ARTYKUŁ
Prezentujemy Wam krótki tekst, w którym jeden z felietonistów z serwisu This Is Anfield prezentuje swoją opinię na temat sprzedania Robbiego Keane'a, który to temat wciąż wywołuje spore emocje. Miłej lektury!
Robbie odszedł, czas iść dalej
Wczoraj byłem zdenerwowany z powodu odejścia Robbiego Keane'a. Nie uważałem, że w porządku było traktowanie takie, jakie mu zafundowaliśmy. I nie uważałem, że dano mu dość szans. Czułem, że powinniśmy dać mu czas przynajmniej do końca sezonu.
Jednakowoż - dzisiaj po przemyśleniu spraw, zrozumiałem, że moja głowa mogła być trochę za gorąca i że nieco pośpieszyłem się z wydaniem opinii. To może się czasem zdarzyć - to jest właśnie to, co pasja do tego klubu potrafi zrobić z człowiekiem.
Rozumiem już teraz, że Robbie, pomimo tego, że za młodu kibicował The Reds, nigdy nie pasował na Anfield. A to czy był to transfer Rafy czy nie, albo czy Rafa chciał go zatrzymać w tym okienku, pozostanie w sferze interpretacji i domysłów.
Oczywistym było jednak, że choć lubiał pobyt tutaj jako osoba (co pokazywał jego uśmiech gdy wchodził do szatni przed meczem z Chelsea. Hej, który chłopak, który w młodości był kibicem The Reds, nie cieszyłby się z wchodzenia do szatni gospodarzy na minuty przed ważnym meczem), z pewnością nie lubił być tutaj jako zawodnik.
W Spurs był grubą rybą w małym akwarium. Tutaj było na odwrót. Był przyzwyczajony do bycia ważnym, bycia kapitanem klubu. Jednak nie tutaj. Tutaj musiał się przyzwyczaić, że ktoś inny jest kapitanem. Ktoś inny ma odpowiedzialność. Był po prostu kolejnym trybem w maszynie.

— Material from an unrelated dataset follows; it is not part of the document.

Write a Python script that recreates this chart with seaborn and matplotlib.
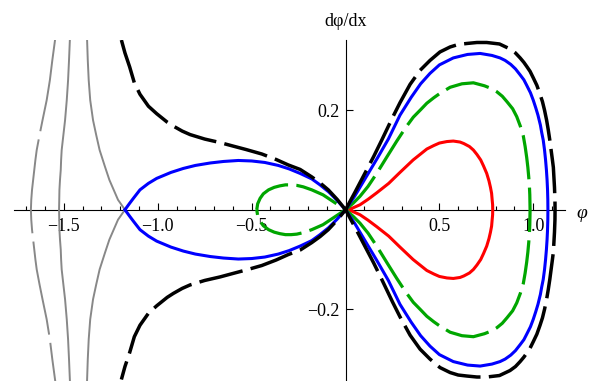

Niestety, ten trybik nie pasował do reszty. Rafa o tym wiedział, i myślę, że nawet Robbie o tym wiedział, zwłaszcza przy tym, jak często był zmieniany, zaczynał na ławce albo w ogóle nie było go w składzie. Nie podobała mu się ta sytuacja, w której był graczem na pół gwizdka. Zatem to nigdy nie miało prawa się udać. Był ważniakiem w Spurs, ale nie tutaj. To zadanie Gerrarda! Fakt, że Torres był tak długo kontuzjowany i nie miał okazji do zawiązania partnerstwa, na które tak wszyscy liczyli, też nie pomógł.

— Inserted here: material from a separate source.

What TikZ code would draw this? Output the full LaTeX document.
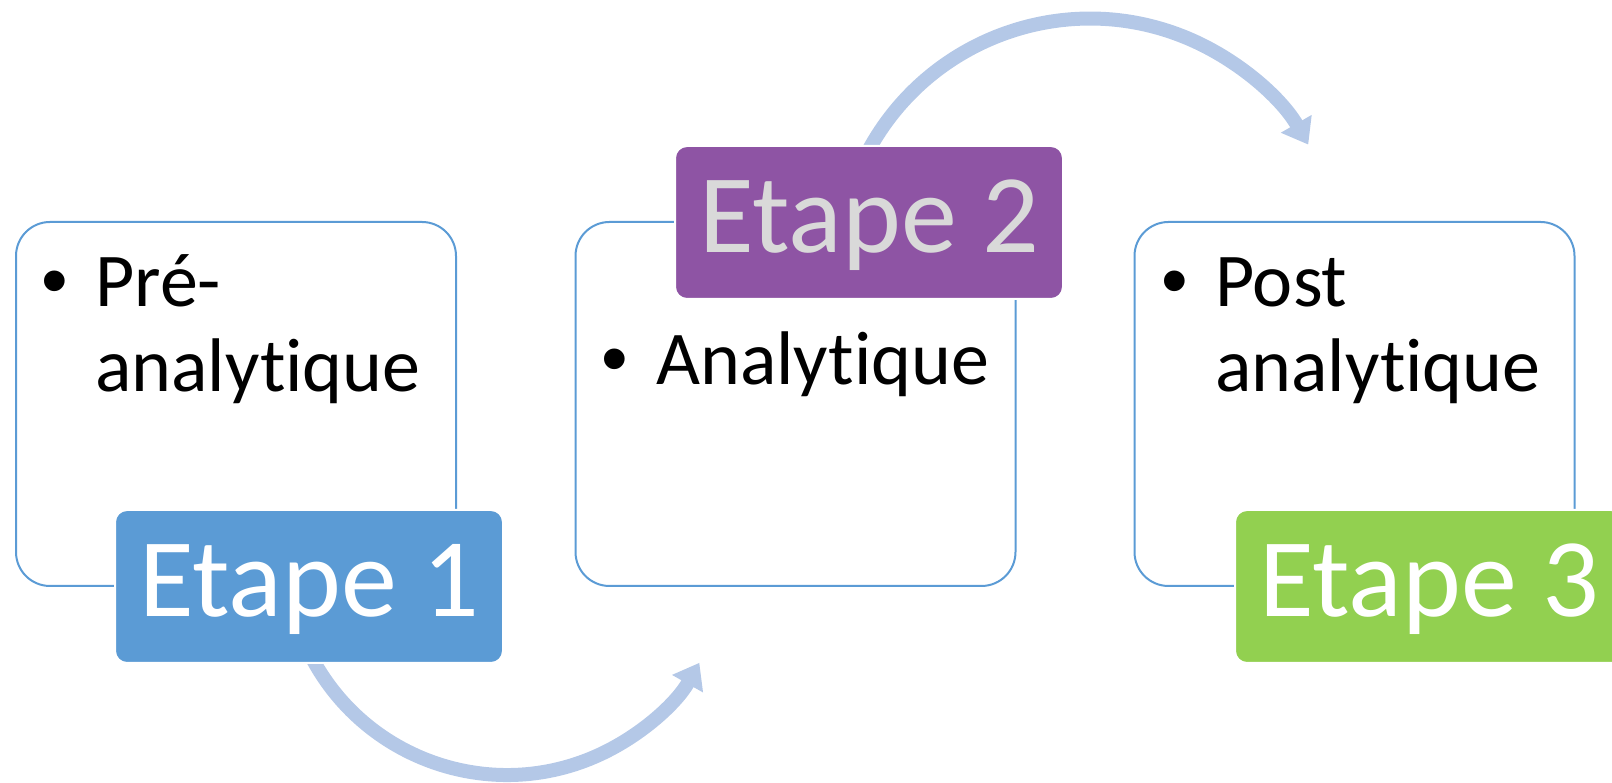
\documentclass[tikz,border=0pt]{standalone}
\usepackage{fontspec}
\setmainfont{Carlito}[Ligatures=NoCommon]
\newfontfamily\bulletfont{Liberation Sans}
\usetikzlibrary{arrows.meta}
\definecolor{frameblue}{HTML}{5B9BD5}
\definecolor{stepblue}{HTML}{5B9BD5}
\definecolor{steppurple}{HTML}{8E54A4}
\definecolor{stepgreen}{HTML}{92D050}
\definecolor{steptextgray}{HTML}{D9D9D9}
\definecolor{arrowblue}{HTML}{B4C8E7}

\begin{document}
\begin{tikzpicture}[x=1pt,y=1pt,
  panel/.style={draw=frameblue, line width=2pt, rounded corners=34pt,
    minimum width=440pt, minimum height=364pt, inner sep=0pt},
  stepbox/.style={draw=white, line width=2pt, rounded corners=12pt,
    minimum width=388pt, inner sep=0pt, text height=107pt, text depth=46pt,
    font=\fontsize{112}{134}\selectfont},
  itemtext/.style={anchor=base west, inner sep=0pt, align=left,
    font=\fontsize{76}{85}\selectfont},
  bulletmark/.style={anchor=base, inner sep=0pt,
    font=\bulletfont\fontsize{76}{85}\selectfont},
  flow/.style={draw=arrowblue, line width=14pt,
    -{Triangle[length=24pt,width=34pt]}}
]
\useasboundingbox (0,0) rectangle (1612,783);

% content panels
\node[panel] (p1) at (236,379) {};
\node[panel] (p2) at (795.5,379) {};
\node[panel] (p3) at (1354.5,379) {};

% panel contents (base anchor of a two-line node sits on its last line)
\node[bulletmark] (b1) at (55,476) {•};
\node[itemtext] (t1) at (95,391) {Pré-\\analytique};
\node[bulletmark] (b2) at (615,398) {•};
\node[itemtext] (t2) at (656,398) {Analytique};
\node[bulletmark] (b3) at (1175,476) {•};
\node[itemtext] (t3) at (1215,391) {Post\\analytique};

% curved arrows between the steps
\coordinate (lowc) at (507,229);
\coordinate (highc) at (1090,512.4);
\draw[flow] ([shift={(205:221)}]lowc) arc[start angle=205, end angle=330.5, radius=221];
\draw[flow] ([shift={(155:252)}]highc) arc[start angle=155, end angle=30, radius=252];

% step labels
\node[stepbox, fill=stepblue, text=white] (e1) at (309,196.5) {Etape 1};
\node[stepbox, fill=steppurple, text=steptextgray] (e2) at (869,560.5) {Etape 2};
\node[stepbox, fill=stepgreen, text=white] (e3) at (1429,196.5) {Etape 3};
\end{tikzpicture}
\end{document}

Zatem tak, smutno mi było obserwować jego odejście. Chciałbym, żeby został i dostał więcej szans. Jednak ostatecznie, jak mawia stare powiedzenie, w drużynie nie ma "ja". I jeśli sprzedanie Robbiego było najlepszym rozwiązaniem dla drużyny, to musimy to zaakceptować i iść dalej. Musimy wierzyć, że Rafa wie co robi. A teraz doprowadził nas niemal na szczyt i prowadzi dalej w walce o tytuł. Doprowadził nas do najlepszej pozycji w walce o tytuł w ciągu ostatnich 19 lat. I jeśli jego plany nie uwzględniały Robbiego Keane'a - niech tak będzie.
Mówię zatem do Robbiego - trudno, pech, stary. Przykro mi, że nie wyszło. Wszyscy chcemy grać dla zespołów naszego dzieciństwa, jednak nie zawsze trawa jest tam bardziej zielona. Mam nadzieję, że wszystko ułoży Ci się z powrotem w Spurs, i że zawsze będziesz miło wspominany za ten krótki czas spędzony tutaj.
A wszystkim innym mówię - Robbie to już historia. Odszedł. Zapomnijmy o nim i idźmy dalej. Musimy zaufać szefowi. Musimy ufać, że wie co robi. Wciąż walczymy w lidze. Wciąż walczymy w Lidze Mistrzów. A dzisiaj w nocy walczymy w Pucharze Anglii.
Zatem dawajcie! Wykorzystajmy to jako kopniak do walki o numer 19!